TASK BRIEF = Retype only the lines running from the line that contains "Rebuild this chart" to the line that contains "times = [round(t_start", inclusive, and leave the pictures behind.
-- Start DATA SHOWN --
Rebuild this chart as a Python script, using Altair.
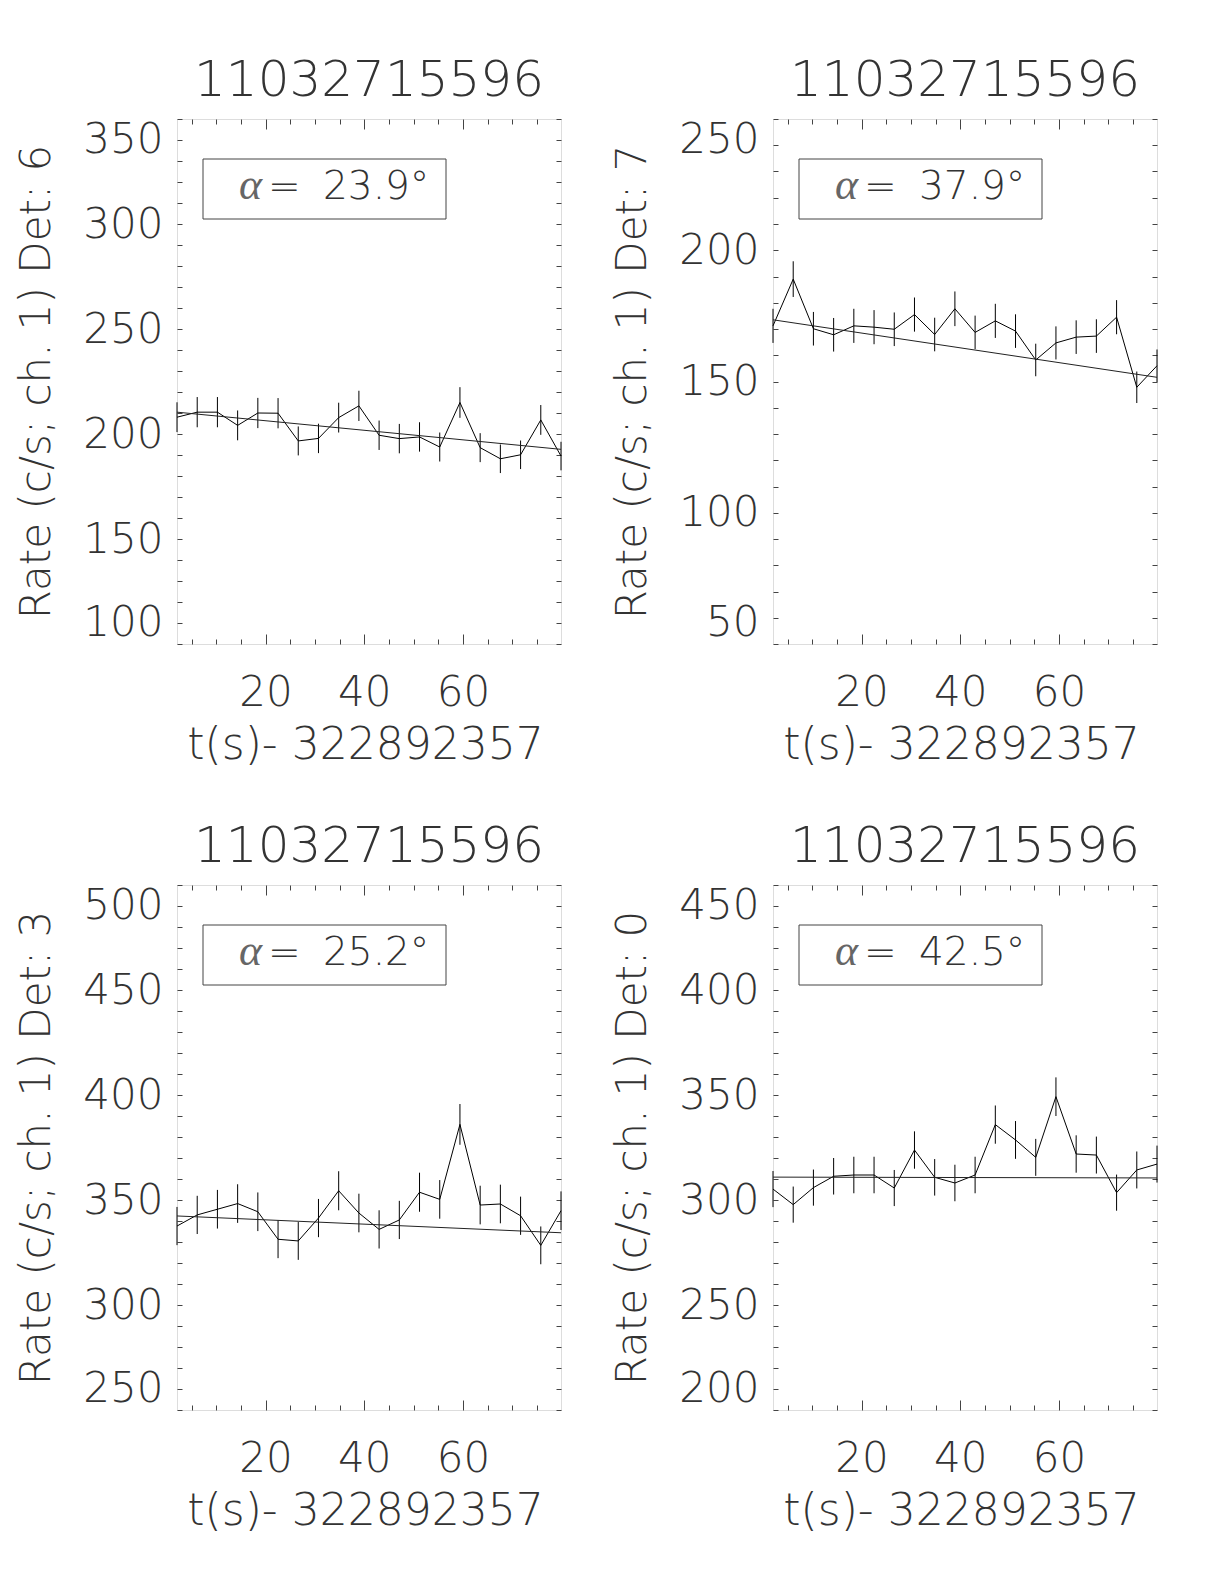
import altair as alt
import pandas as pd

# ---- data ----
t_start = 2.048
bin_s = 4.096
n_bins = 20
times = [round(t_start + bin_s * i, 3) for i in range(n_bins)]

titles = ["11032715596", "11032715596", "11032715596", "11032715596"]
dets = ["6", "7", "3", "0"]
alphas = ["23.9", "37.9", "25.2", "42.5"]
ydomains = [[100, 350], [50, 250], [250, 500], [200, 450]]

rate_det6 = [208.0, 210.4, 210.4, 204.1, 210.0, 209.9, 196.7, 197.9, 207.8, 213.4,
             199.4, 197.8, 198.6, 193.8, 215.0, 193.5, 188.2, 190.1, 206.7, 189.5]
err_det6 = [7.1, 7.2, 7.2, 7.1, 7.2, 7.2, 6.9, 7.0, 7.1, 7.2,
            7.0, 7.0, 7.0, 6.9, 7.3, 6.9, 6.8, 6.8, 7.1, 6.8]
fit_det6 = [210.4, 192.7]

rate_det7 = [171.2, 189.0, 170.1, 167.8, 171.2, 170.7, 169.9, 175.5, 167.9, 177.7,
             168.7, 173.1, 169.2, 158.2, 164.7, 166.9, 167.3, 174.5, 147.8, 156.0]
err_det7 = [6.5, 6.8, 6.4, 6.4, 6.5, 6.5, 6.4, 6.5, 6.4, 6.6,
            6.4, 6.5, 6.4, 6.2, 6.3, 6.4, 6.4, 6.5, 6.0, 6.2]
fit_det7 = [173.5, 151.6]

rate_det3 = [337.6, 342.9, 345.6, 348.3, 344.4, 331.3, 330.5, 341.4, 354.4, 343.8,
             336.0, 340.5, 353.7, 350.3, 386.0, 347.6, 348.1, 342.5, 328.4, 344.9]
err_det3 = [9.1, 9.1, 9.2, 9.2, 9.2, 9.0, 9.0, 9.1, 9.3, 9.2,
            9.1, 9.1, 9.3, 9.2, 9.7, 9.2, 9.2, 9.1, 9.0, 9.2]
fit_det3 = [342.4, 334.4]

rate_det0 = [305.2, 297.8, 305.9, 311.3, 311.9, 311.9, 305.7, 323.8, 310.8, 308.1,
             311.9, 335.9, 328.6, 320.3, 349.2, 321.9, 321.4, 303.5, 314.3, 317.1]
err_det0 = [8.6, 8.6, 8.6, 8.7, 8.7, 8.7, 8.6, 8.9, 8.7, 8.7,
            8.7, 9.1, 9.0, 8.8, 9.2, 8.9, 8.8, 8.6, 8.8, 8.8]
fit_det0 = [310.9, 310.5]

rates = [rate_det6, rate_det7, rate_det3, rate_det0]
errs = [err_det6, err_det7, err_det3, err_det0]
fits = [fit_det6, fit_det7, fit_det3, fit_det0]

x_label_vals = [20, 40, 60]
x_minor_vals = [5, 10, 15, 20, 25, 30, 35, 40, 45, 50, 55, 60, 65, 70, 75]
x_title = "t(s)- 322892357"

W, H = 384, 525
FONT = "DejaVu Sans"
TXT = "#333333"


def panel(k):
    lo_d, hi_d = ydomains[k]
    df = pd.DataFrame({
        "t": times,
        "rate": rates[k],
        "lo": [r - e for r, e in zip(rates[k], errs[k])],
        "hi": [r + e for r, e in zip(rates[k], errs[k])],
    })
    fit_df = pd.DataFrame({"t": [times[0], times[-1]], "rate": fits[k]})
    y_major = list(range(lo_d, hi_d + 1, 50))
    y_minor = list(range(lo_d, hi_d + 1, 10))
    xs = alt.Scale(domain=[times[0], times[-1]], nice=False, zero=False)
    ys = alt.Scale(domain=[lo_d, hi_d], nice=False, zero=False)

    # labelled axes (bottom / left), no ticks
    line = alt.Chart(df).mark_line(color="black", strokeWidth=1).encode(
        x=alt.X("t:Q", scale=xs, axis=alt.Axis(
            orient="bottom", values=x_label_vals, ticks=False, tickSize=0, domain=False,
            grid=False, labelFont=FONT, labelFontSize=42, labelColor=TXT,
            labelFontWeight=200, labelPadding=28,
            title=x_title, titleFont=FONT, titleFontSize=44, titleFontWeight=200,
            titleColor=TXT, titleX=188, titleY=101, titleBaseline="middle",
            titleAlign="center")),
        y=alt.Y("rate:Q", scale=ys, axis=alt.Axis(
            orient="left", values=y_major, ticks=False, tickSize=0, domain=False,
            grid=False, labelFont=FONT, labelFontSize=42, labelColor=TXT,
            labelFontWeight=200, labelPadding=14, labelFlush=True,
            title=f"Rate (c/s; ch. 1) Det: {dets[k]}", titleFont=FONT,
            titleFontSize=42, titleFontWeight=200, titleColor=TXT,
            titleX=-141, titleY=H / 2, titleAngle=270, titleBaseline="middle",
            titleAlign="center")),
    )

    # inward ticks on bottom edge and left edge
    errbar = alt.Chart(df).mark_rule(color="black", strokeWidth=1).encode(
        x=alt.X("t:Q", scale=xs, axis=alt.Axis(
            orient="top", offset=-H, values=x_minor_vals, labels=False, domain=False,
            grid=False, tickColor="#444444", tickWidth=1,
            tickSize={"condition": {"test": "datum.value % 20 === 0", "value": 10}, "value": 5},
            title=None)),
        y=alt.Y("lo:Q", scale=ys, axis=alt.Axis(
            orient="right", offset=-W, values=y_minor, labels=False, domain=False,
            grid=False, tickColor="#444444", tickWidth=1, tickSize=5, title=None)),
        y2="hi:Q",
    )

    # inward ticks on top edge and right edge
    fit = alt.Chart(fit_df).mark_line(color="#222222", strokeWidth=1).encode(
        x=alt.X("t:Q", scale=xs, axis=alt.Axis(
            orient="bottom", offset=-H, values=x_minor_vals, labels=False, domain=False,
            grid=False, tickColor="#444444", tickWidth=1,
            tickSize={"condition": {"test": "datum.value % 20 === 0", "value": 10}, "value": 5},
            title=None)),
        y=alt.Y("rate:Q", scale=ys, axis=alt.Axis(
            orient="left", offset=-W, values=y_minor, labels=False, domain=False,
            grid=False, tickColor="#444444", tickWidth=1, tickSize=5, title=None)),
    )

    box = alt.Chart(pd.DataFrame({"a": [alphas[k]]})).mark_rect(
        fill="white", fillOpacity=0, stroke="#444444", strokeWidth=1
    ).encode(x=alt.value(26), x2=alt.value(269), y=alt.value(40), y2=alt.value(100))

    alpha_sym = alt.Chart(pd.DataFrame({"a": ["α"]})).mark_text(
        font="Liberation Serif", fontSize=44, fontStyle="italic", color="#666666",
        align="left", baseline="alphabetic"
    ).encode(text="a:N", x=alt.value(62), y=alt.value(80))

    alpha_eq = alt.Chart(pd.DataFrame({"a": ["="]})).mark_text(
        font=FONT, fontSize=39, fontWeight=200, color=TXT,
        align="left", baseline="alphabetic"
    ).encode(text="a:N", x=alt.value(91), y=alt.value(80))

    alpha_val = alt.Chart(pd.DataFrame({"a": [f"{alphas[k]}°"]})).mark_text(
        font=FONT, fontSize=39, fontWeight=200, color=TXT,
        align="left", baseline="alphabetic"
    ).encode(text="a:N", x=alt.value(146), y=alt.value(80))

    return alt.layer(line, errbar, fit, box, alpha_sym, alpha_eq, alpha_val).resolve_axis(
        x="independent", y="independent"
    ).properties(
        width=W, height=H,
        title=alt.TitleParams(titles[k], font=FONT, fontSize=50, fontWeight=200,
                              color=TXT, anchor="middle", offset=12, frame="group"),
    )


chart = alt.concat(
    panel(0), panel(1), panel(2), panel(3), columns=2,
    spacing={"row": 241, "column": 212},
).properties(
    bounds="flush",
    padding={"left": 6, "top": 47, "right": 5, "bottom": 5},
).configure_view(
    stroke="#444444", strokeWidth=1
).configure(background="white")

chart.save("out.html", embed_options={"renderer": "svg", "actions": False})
-- End DATA SHOWN --
-- Start DATA SHOWN --
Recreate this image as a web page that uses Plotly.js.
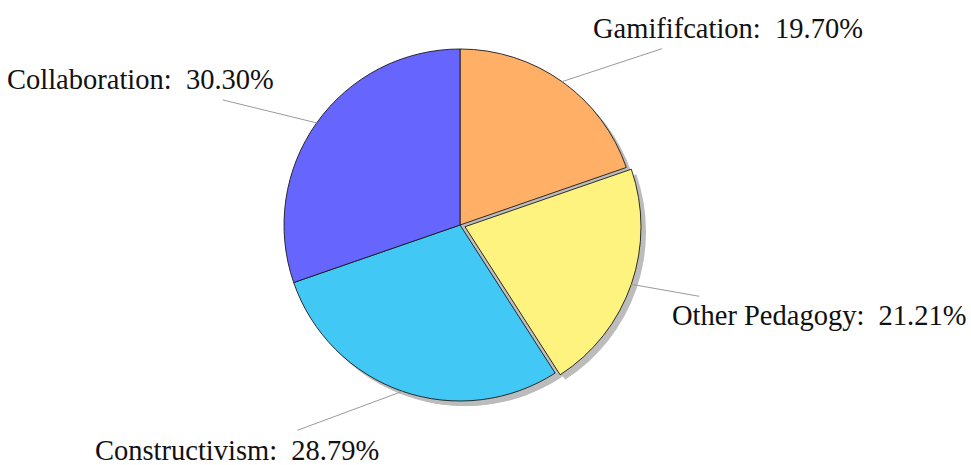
-- End DATA SHOWN --
CORRECT OUTPUT =
Rebuild this chart as a Python script, using Altair.
import altair as alt
import pandas as pd

# ---- data ----
t_start = 2.048
bin_s = 4.096
n_bins = 20
times = [round(t_start + bin_s * i, 3) for i in range(n_bins)]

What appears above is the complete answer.